> Collected material
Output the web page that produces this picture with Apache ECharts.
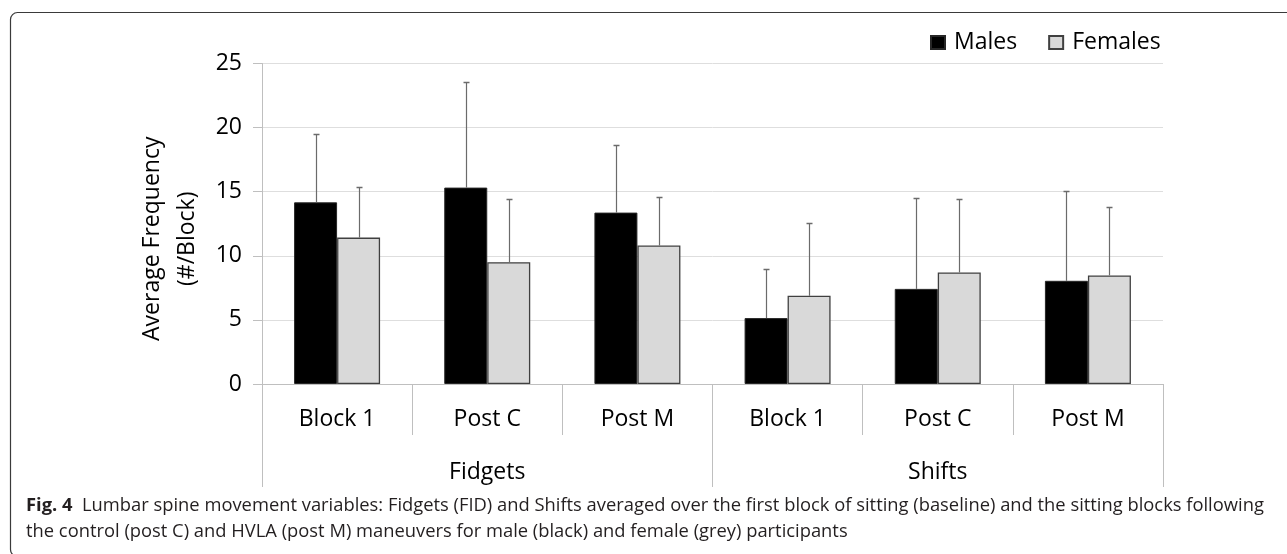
<!DOCTYPE html>
<html>
<head>
<meta charset="utf-8">
<script src="https://cdn.jsdelivr.net/npm/echarts@6/dist/echarts.min.js"></script>
<style>
  html, body { margin: 0; padding: 0; background: #ffffff; }
  #chart { width: 1287px; height: 554px; }
</style>
</head>
<body>
<div id="chart"></div>
<script>
// ---- data ----
const categories = ['Block 1', 'Post C', 'Post M', 'Block 1', 'Post C', 'Post M'];
const groups = ['Fidgets', 'Shifts'];
const seriesNames = ['Males', 'Females'];
const malesMean = [14.17, 15.32, 13.37, 5.14, 7.42, 8.05];
const malesSD = [5.35, 8.20, 5.24, 3.82, 7.09, 7.01];
const femalesMean = [11.42, 9.50, 10.80, 6.88, 8.70, 8.47];
const femalesSD = [3.98, 4.96, 3.79, 5.66, 5.71, 5.32];
const yTicks = { min: 0, max: 25, interval: 5 };
const yTitle = 'Average Frequency\n(#/Block)';
const captionBold = 'Fig. 4';
const captionLine1 = 'Lumbar spine movement variables: Fidgets (FID) and Shifts averaged over the first block of sitting (baseline) and the sitting blocks following';
const captionLine2 = 'the control (post C) and HVLA (post M) maneuvers for male (black) and female (grey) participants';

// ---- chart ----
const FONT = 'Open Sans';
const FS = 23;
const CAP_FS = 18.35;
const BAR_W = 43;
const chart = echarts.init(document.getElementById('chart'), null, { renderer: 'canvas' });

function errorBar(offset) {
  return function (params, api) {
    const i = api.value(0), m = api.value(1), sd = api.value(2);
    const base = api.coord([i, m]);
    const top = api.coord([i, m + sd]);
    const x = Math.round(base[0] + offset) + 0.5;
    const yt = Math.round(top[1]) + 0.5;
    return {
      type: 'group',
      children: [
        { type: 'line', shape: { x1: x, y1: base[1], x2: x, y2: yt }, style: { stroke: '#6b6b6b', lineWidth: 1.2 } },
        { type: 'line', shape: { x1: x - 3, y1: yt, x2: x + 3, y2: yt }, style: { stroke: '#6b6b6b', lineWidth: 1.5 } }
      ]
    };
  };
}

const option = {
  animation: false,
  backgroundColor: '#ffffff',
  textStyle: { fontFamily: FONT },
  grid: { left: 262, right: 124, top: 63.5, bottom: 170, containLabel: false },
  legend: {
    left: 925, top: 26,
    itemWidth: 14, itemHeight: 13, itemGap: 31,
    icon: 'rect',
    textStyle: { fontFamily: FONT, fontSize: FS, color: '#000', padding: [0, 0, 0, 4] },
    data: seriesNames
  },
  xAxis: [
    {
      type: 'category', data: categories, position: 'bottom', gridIndex: 0,
      axisLine: { show: true, lineStyle: { color: '#bfbfbf', width: 1 } },
      axisTick: { show: true, interval: 0, length: 51, lineStyle: { color: '#bfbfbf', width: 1 } },
      axisLabel: { interval: 0, margin: 24, fontFamily: FONT, fontSize: FS, color: '#000' }
    },
    {
      type: 'category', data: groups, position: 'bottom', gridIndex: 0,
      axisLine: { show: false },
      axisTick: { show: true, interval: 0, length: 103, lineStyle: { color: '#bfbfbf', width: 1 } },
      axisLabel: { interval: 0, margin: 77, fontFamily: FONT, fontSize: FS, color: '#000' }
    }
  ],
  yAxis: {
    type: 'value', min: yTicks.min, max: yTicks.max, interval: yTicks.interval,
    name: yTitle, nameLocation: 'middle', nameRotate: 90, nameGap: 57,
    nameTextStyle: { fontFamily: FONT, fontSize: FS, color: '#000', lineHeight: 35, padding: [0, 30, 0, 0] },
    axisLine: { show: true, lineStyle: { color: '#bfbfbf', width: 1 } },
    axisTick: { show: true, length: 9, lineStyle: { color: '#bfbfbf' } },
    axisLabel: { margin: 20, fontFamily: FONT, fontSize: FS, color: '#000' },
    splitLine: { show: true, lineStyle: { color: '#dedede', width: 1 } }
  },
  series: [
    {
      name: seriesNames[0], type: 'bar', xAxisIndex: 0, data: malesMean,
      barWidth: BAR_W, barGap: '0%',
      itemStyle: { color: '#000000', borderColor: '#262626', borderWidth: 1 }
    },
    {
      name: seriesNames[1], type: 'bar', xAxisIndex: 0, data: femalesMean,
      barWidth: BAR_W, barGap: '0%',
      itemStyle: { color: '#d9d9d9', borderColor: '#404040', borderWidth: 1.3 }
    },
    {
      type: 'custom', xAxisIndex: 0, z: 5,
      renderItem: errorBar(-BAR_W / 2),
      encode: { x: 0, y: 1 },
      data: malesMean.map((m, i) => [i, m, malesSD[i]])
    },
    {
      type: 'custom', xAxisIndex: 0, z: 5,
      renderItem: errorBar(BAR_W / 2),
      encode: { x: 0, y: 1 },
      data: femalesMean.map((m, i) => [i, m, femalesSD[i]])
    }
  ],
  graphic: [
    {
      type: 'rect', silent: true,
      shape: { x: 10.5, y: 12.5, width: 1300, height: 544, r: 7 },
      style: { fill: 'none', stroke: '#3a3a3a', lineWidth: 1.2 }
    },
    {
      type: 'text', left: 26, top: 497,
      style: {
        text: '{b|' + captionBold + '}  ' + captionLine1,
        font: CAP_FS + 'px "' + FONT + '"', fill: '#231f20',
        rich: { b: { fontFamily: FONT, fontSize: CAP_FS, fontWeight: 'bold', fill: '#231f20' } }
      }
    },
    {
      type: 'text', left: 26, top: 523,
      style: { text: captionLine2, font: CAP_FS + 'px "' + FONT + '"', fill: '#231f20' }
    }
  ]
};
chart.setOption(option);
</script>
</body>
</html>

> Work instructions
Pictures excluded, quote all the data above exactly.

> Task response
Output the web page that produces this picture with Apache ECharts.
<!DOCTYPE html>
<html>
<head>
<meta charset="utf-8">
<script src="https://cdn.jsdelivr.net/npm/echarts@6/dist/echarts.min.js"></script>
<style>
  html, body { margin: 0; padding: 0; background: #ffffff; }
  #chart { width: 1287px; height: 554px; }
</style>
</head>
<body>
<div id="chart"></div>
<script>
// ---- data ----
const categories = ['Block 1', 'Post C', 'Post M', 'Block 1', 'Post C', 'Post M'];
const groups = ['Fidgets', 'Shifts'];
const seriesNames = ['Males', 'Females'];
const malesMean = [14.17, 15.32, 13.37, 5.14, 7.42, 8.05];
const malesSD = [5.35, 8.20, 5.24, 3.82, 7.09, 7.01];
const femalesMean = [11.42, 9.50, 10.80, 6.88, 8.70, 8.47];
const femalesSD = [3.98, 4.96, 3.79, 5.66, 5.71, 5.32];
const yTicks = { min: 0, max: 25, interval: 5 };
const yTitle = 'Average Frequency\n(#/Block)';
const captionBold = 'Fig. 4';
const captionLine1 = 'Lumbar spine movement variables: Fidgets (FID) and Shifts averaged over the first block of sitting (baseline) and the sitting blocks following';
const captionLine2 = 'the control (post C) and HVLA (post M) maneuvers for male (black) and female (grey) participants';

// ---- chart ----
const FONT = 'Open Sans';
const FS = 23;
const CAP_FS = 18.35;
const BAR_W = 43;
const chart = echarts.init(document.getElementById('chart'), null, { renderer: 'canvas' });

function errorBar(offset) {
  return function (params, api) {
    const i = api.value(0), m = api.value(1), sd = api.value(2);
    const base = api.coord([i, m]);
    const top = api.coord([i, m + sd]);
    const x = Math.round(base[0] + offset) + 0.5;
    const yt = Math.round(top[1]) + 0.5;
    return {
      type: 'group',
      children: [
        { type: 'line', shape: { x1: x, y1: base[1], x2: x, y2: yt }, style: { stroke: '#6b6b6b', lineWidth: 1.2 } },
        { type: 'line', shape: { x1: x - 3, y1: yt, x2: x + 3, y2: yt }, style: { stroke: '#6b6b6b', lineWidth: 1.5 } }
      ]
    };
  };
}

const option = {
  animation: false,
  backgroundColor: '#ffffff',
  textStyle: { fontFamily: FONT },
  grid: { left: 262, right: 124, top: 63.5, bottom: 170, containLabel: false },
  legend: {
    left: 925, top: 26,
    itemWidth: 14, itemHeight: 13, itemGap: 31,
    icon: 'rect',
    textStyle: { fontFamily: FONT, fontSize: FS, color: '#000', padding: [0, 0, 0, 4] },
    data: seriesNames
  },
  xAxis: [
    {
      type: 'category', data: categories, position: 'bottom', gridIndex: 0,
      axisLine: { show: true, lineStyle: { color: '#bfbfbf', width: 1 } },
      axisTick: { show: true, interval: 0, length: 51, lineStyle: { color: '#bfbfbf', width: 1 } },
      axisLabel: { interval: 0, margin: 24, fontFamily: FONT, fontSize: FS, color: '#000' }
    },
    {
      type: 'category', data: groups, position: 'bottom', gridIndex: 0,
      axisLine: { show: false },
      axisTick: { show: true, interval: 0, length: 103, lineStyle: { color: '#bfbfbf', width: 1 } },
      axisLabel: { interval: 0, margin: 77, fontFamily: FONT, fontSize: FS, color: '#000' }
    }
  ],
  yAxis: {
    type: 'value', min: yTicks.min, max: yTicks.max, interval: yTicks.interval,
    name: yTitle, nameLocation: 'middle', nameRotate: 90, nameGap: 57,
    nameTextStyle: { fontFamily: FONT, fontSize: FS, color: '#000', lineHeight: 35, padding: [0, 30, 0, 0] },
    axisLine: { show: true, lineStyle: { color: '#bfbfbf', width: 1 } },
    axisTick: { show: true, length: 9, lineStyle: { color: '#bfbfbf' } },
    axisLabel: { margin: 20, fontFamily: FONT, fontSize: FS, color: '#000' },
    splitLine: { show: true, lineStyle: { color: '#dedede', width: 1 } }
  },
  series: [
    {
      name: seriesNames[0], type: 'bar', xAxisIndex: 0, data: malesMean,
      barWidth: BAR_W, barGap: '0%',
      itemStyle: { color: '#000000', borderColor: '#262626', borderWidth: 1 }
    },
    {
      name: seriesNames[1], type: 'bar', xAxisIndex: 0, data: femalesMean,
      barWidth: BAR_W, barGap: '0%',
      itemStyle: { color: '#d9d9d9', borderColor: '#404040', borderWidth: 1.3 }
    },
    {
      type: 'custom', xAxisIndex: 0, z: 5,
      renderItem: errorBar(-BAR_W / 2),
      encode: { x: 0, y: 1 },
      data: malesMean.map((m, i) => [i, m, malesSD[i]])
    },
    {
      type: 'custom', xAxisIndex: 0, z: 5,
      renderItem: errorBar(BAR_W / 2),
      encode: { x: 0, y: 1 },
      data: femalesMean.map((m, i) => [i, m, femalesSD[i]])
    }
  ],
  graphic: [
    {
      type: 'rect', silent: true,
      shape: { x: 10.5, y: 12.5, width: 1300, height: 544, r: 7 },
      style: { fill: 'none', stroke: '#3a3a3a', lineWidth: 1.2 }
    },
    {
      type: 'text', left: 26, top: 497,
      style: {
        text: '{b|' + captionBold + '}  ' + captionLine1,
        font: CAP_FS + 'px "' + FONT + '"', fill: '#231f20',
        rich: { b: { fontFamily: FONT, fontSize: CAP_FS, fontWeight: 'bold', fill: '#231f20' } }
      }
    },
    {
      type: 'text', left: 26, top: 523,
      style: { text: captionLine2, font: CAP_FS + 'px "' + FONT + '"', fill: '#231f20' }
    }
  ]
};
chart.setOption(option);
</script>
</body>
</html>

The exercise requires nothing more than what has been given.